IPCA LABORATORIES LTD. - Q3FY14 RESULT UPDATE - CMP Rs.815, Maintain Hold, Target increased to Rs.890
Ipca Labs reported a 18.8% YoY growth in net sales in Q3FY14 on account of an 19.1% rise in its exports business & 15.3% growth in its domestic business. The company continued to surprise positively on the EBIDTA margin front, which recorded a 350 bps YoY rise to 26.1%. The company recorded a forex loss of Rs.24 mn in Q3FY14 vs Rs.186 mn in Q3FY13. The following are the key highlights of the results which are summarized below:
Key Highlights of Q3FY14
- Revenues grew by 18.8% YoY from Rs.7010 mn in Q3FY13 to Rs.8330 mn in Q3FY14. The company's domestic business which now contributes ~35% to the sales of the company registered a growth of 15.3% whereas the export business registered a growth of 19.1%.
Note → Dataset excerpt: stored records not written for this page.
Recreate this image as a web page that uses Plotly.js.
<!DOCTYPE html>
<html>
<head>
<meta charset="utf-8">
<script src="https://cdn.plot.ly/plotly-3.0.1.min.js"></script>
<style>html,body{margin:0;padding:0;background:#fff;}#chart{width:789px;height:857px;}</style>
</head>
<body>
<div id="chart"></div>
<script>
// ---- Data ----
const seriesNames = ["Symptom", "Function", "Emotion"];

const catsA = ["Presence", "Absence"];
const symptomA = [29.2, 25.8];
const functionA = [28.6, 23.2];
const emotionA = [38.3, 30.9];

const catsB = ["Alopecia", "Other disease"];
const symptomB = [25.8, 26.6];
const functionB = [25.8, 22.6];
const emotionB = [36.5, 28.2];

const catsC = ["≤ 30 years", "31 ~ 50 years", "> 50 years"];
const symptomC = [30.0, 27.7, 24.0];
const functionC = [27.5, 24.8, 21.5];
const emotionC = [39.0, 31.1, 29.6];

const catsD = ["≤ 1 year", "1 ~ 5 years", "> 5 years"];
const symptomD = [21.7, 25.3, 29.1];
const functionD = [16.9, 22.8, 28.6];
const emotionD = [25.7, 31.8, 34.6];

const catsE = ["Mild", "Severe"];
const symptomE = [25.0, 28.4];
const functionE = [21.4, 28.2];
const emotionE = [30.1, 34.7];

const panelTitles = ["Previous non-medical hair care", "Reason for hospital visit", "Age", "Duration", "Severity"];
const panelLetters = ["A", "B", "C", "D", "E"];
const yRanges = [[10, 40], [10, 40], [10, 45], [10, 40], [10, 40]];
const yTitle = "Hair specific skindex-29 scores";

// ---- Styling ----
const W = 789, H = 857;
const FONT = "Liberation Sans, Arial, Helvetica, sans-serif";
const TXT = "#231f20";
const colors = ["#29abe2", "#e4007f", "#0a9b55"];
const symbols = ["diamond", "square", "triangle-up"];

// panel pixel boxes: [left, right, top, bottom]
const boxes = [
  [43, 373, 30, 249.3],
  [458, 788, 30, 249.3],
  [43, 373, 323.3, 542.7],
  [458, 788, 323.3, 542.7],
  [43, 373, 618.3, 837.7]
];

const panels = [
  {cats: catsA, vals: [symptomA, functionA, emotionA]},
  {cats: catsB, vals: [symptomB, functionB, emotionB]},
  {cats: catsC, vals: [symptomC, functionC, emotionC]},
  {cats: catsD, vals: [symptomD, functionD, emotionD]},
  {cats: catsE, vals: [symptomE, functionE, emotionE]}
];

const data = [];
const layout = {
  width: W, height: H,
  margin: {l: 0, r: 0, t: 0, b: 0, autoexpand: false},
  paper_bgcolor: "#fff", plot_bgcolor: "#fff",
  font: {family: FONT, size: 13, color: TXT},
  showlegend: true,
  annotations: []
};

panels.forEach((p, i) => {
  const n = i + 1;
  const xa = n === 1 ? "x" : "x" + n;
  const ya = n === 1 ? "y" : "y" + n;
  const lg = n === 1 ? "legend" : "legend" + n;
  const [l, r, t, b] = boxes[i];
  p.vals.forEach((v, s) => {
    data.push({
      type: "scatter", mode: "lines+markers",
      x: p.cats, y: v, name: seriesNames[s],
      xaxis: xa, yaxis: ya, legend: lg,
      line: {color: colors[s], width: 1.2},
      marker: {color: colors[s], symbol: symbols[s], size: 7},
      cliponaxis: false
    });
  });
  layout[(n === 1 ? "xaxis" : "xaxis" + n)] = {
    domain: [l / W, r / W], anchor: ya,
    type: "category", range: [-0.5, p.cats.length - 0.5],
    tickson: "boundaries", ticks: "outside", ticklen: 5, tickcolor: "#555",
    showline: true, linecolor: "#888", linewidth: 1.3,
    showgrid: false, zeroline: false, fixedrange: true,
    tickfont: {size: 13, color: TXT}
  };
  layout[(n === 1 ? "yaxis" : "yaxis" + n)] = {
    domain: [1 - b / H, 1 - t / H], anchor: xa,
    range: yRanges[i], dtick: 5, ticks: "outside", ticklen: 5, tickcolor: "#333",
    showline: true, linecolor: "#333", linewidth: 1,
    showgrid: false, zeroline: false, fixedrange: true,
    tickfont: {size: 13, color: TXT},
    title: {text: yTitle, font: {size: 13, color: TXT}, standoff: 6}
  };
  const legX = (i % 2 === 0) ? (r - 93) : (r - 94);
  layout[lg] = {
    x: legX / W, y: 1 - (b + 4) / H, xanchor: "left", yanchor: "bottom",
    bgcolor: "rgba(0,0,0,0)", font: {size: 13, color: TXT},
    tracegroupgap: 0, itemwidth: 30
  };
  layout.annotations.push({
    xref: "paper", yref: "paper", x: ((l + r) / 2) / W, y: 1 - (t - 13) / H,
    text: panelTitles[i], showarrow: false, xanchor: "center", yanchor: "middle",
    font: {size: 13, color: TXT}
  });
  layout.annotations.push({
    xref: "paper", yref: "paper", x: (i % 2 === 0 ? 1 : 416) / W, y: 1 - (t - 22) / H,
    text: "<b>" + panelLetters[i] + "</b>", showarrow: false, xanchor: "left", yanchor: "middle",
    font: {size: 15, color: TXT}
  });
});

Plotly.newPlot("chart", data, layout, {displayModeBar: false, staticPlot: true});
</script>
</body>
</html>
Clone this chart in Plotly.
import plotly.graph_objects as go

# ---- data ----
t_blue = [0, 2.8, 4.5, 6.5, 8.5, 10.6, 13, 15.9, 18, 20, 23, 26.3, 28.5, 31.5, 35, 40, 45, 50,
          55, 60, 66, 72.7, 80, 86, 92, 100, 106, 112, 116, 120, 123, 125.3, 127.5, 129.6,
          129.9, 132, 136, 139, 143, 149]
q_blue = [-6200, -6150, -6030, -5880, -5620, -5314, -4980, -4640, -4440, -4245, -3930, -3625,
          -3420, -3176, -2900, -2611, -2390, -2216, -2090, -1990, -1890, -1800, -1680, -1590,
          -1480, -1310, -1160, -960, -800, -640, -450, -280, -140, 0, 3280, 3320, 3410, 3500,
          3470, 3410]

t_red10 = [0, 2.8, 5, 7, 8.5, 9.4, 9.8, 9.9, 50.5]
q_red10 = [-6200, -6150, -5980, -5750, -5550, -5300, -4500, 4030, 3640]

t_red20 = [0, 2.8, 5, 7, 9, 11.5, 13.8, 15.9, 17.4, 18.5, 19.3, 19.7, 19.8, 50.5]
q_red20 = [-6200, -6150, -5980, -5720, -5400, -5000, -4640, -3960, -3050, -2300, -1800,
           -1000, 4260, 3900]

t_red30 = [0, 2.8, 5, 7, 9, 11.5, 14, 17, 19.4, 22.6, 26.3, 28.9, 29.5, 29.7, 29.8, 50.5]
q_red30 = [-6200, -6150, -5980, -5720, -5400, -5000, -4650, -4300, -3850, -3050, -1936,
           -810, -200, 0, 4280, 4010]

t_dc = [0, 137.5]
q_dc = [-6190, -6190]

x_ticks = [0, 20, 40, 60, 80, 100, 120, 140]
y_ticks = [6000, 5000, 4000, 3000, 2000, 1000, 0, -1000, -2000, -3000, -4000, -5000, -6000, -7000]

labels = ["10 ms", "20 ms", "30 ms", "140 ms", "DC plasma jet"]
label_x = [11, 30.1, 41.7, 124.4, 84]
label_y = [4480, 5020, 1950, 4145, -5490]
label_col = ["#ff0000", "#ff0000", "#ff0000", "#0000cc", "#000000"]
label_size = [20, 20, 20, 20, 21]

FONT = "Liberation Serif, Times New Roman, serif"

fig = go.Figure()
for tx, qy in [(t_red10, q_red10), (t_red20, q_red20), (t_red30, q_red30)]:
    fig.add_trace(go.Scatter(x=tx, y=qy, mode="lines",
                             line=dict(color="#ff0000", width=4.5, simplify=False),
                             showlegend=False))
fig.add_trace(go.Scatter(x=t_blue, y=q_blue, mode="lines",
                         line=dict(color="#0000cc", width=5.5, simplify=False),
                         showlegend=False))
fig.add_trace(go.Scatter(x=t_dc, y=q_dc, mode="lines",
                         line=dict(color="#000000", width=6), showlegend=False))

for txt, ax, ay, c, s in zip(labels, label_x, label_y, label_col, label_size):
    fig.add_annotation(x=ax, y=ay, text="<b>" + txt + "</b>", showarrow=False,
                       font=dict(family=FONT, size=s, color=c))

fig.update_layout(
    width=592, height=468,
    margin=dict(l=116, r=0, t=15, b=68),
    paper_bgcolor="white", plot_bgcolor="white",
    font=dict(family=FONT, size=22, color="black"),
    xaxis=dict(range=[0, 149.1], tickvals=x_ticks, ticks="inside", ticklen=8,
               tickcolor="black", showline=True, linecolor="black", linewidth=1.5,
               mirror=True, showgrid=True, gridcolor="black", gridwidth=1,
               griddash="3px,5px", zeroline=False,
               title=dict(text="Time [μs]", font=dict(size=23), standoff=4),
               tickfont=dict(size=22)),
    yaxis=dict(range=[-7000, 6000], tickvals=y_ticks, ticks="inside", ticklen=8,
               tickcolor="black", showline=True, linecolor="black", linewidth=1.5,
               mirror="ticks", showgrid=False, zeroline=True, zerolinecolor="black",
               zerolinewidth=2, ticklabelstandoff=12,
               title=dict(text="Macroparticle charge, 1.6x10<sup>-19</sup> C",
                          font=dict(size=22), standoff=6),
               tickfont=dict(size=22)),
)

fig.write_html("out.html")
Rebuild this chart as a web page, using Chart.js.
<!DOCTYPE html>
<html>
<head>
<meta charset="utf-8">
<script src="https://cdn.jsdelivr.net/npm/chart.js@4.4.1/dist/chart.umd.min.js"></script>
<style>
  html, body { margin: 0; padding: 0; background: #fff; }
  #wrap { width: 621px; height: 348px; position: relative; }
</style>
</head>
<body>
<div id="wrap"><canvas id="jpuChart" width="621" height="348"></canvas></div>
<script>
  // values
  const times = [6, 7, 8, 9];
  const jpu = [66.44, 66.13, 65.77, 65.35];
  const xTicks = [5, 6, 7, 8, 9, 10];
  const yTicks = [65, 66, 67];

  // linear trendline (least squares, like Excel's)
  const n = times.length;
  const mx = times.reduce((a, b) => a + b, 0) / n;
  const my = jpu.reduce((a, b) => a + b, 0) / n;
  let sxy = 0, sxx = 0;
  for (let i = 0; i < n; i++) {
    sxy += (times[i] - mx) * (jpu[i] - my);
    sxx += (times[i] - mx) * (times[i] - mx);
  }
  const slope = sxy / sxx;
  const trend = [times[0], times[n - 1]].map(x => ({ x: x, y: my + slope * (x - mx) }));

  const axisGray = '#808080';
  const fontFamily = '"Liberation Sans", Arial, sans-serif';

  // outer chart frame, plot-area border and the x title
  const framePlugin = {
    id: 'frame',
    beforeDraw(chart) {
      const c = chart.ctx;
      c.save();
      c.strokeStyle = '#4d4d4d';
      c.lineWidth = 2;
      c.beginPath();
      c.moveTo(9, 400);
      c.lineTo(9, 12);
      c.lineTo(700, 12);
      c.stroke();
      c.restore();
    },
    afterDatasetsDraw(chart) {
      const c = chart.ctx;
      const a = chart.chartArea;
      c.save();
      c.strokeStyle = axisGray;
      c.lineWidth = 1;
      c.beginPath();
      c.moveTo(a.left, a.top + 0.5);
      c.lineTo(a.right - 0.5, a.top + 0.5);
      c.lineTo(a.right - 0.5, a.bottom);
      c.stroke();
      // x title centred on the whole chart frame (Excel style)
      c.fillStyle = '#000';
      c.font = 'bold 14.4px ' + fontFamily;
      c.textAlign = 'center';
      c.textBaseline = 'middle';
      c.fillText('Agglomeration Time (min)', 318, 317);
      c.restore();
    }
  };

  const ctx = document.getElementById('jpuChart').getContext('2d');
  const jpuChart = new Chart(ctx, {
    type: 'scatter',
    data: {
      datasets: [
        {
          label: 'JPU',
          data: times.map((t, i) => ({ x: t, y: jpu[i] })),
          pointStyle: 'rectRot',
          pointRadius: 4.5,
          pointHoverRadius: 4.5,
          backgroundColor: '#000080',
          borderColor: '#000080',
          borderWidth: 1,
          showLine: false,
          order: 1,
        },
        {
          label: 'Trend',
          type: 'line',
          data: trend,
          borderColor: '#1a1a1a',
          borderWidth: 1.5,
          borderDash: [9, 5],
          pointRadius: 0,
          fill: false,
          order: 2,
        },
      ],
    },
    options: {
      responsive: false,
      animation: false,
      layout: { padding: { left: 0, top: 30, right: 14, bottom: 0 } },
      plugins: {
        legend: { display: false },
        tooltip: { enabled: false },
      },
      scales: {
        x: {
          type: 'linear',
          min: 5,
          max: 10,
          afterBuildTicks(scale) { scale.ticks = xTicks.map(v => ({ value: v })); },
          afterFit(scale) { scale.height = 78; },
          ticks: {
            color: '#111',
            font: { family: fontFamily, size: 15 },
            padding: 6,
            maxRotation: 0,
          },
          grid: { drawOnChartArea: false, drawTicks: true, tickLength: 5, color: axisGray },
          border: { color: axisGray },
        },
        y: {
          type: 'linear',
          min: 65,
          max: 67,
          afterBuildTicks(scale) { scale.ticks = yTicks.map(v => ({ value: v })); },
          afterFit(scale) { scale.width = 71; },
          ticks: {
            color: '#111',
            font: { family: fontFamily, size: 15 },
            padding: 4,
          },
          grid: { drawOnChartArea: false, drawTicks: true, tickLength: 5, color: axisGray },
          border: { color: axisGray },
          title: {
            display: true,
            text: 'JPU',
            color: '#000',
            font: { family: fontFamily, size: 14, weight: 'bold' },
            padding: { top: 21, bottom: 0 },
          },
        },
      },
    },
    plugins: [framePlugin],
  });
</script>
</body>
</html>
- Domestic formulations registered a strong growth of 16% due to trade margin being no more an issue coupled with growth across segments (CVS +12%, Paim Mgmt +23%, Derma +25%, CNS +25% etc.). However, Anti malarial continued to de-grew (-2%). The company also faces some pricing pressure in its old products due to NLEM which saw it de-grow by 6%. FY15E management growth guidance at 15-16%.
- Export formulations grew 20% with growth recorded in generics (25%), Branded (14%) & Tender business (20%). Generics growth contributors - US 9%, EU 66%, Aus /Nzl 32%. Indore SEZ is expected to start production by Q4FY14 with 3 approvals received till now from this facility. Expected filing rate in US to be around 10-12 ANDAs per year. The company expects its US revenue to increase by ~Rs.1250 mn in FY15E from this facility. Ipca also entered into a partnership with a US firm for marketing of 21 ANDAs. It is also in talks to partner with another firm for 11 more ANDAs. Branded Business growth contributors - SE Asia 38%, ME Africa 19%, LataM 67% & W Africa 34%. CIS region registered a de-growth of 3% since shipment to Ukraine did not happen. Promotional Business growth guidance FY15E - 25-30%. Anti malarial formulation (Tender business) guidance maintained at FY14E - Rs.4500 mn with it expected to be around Rs.8000 mn by FY18E with the initiation of injectables (Artesunate & Artemisinin) from FY16E. FY15E target at Rs.5100-5200 mn.
- EBIDTA registered a strong growth of 37.2% to Rs.2173 mn in Q3FY14. 9MFY14 Rs./$ realizations at Rs.60.2/$ vs Rs.54.6/$ in 9MFY13. EBIDTA Margins came in at strong 26.1% vs 22.6% due to product mix change, higher realizations on the export front & 100 bps impact of an exceptional item (claim on loss of profit at its Indore plant) & Rs. 50-60 mn of milestone payment received by the company from a US partnership agreement materializing. The company believes the EBIDTA margin of ~25% is sustainable going ahead.
- Net Profit witnessed a growth of 58.3% amounting to Rs. 1391 mn in Q3FY14 whereas margins were at 16.7%. EPS was at Rs. 11 as against Rs. 7 in Q3FY13.
- Hedging position for FY15E - $ 33 mn at a Rs/$ rate of 63.5 & $10m hedged at Rs.98.35/ sterling pound. Capex for FY14E seen at Rs.3500 mn. The company plans to foray into segments like Opthalmics, hormones & fermentation by FY16E.
OUTLOOK & VALUATION
After a subdued domestic growth in H1FY14, Q3FY14 saw Ipca witnessing a revival in the domestic space, registering a growth of 15.3%. With the management confidently guiding for 15-16% growth in the domestic formulations business coupled with US business expecting to commence shipments from Indore SEZ from March 14 & strong traction expected in its institutional business (expected to garner Rs.4500 mn in FY14E + expectation to reach revenues of Rs.8000 mn eventually driven by portfolio expansion - addition of injectables); we maintain our positive view on the stock. Citing the management's confidence in margins of 25% being sustainable, we have further revised our FY14E & FY15E estimates factoring in higher EBIDTA margins going forward (citing continuing favorable currency & an expected strong thrust on exports post the commercialization of Indore SEZ). Also we introduce FY16E numbers & roll forward our TP to Rs.890 (16x FY16E EPS of Rs.55.6) recommending a HOLD on the stock.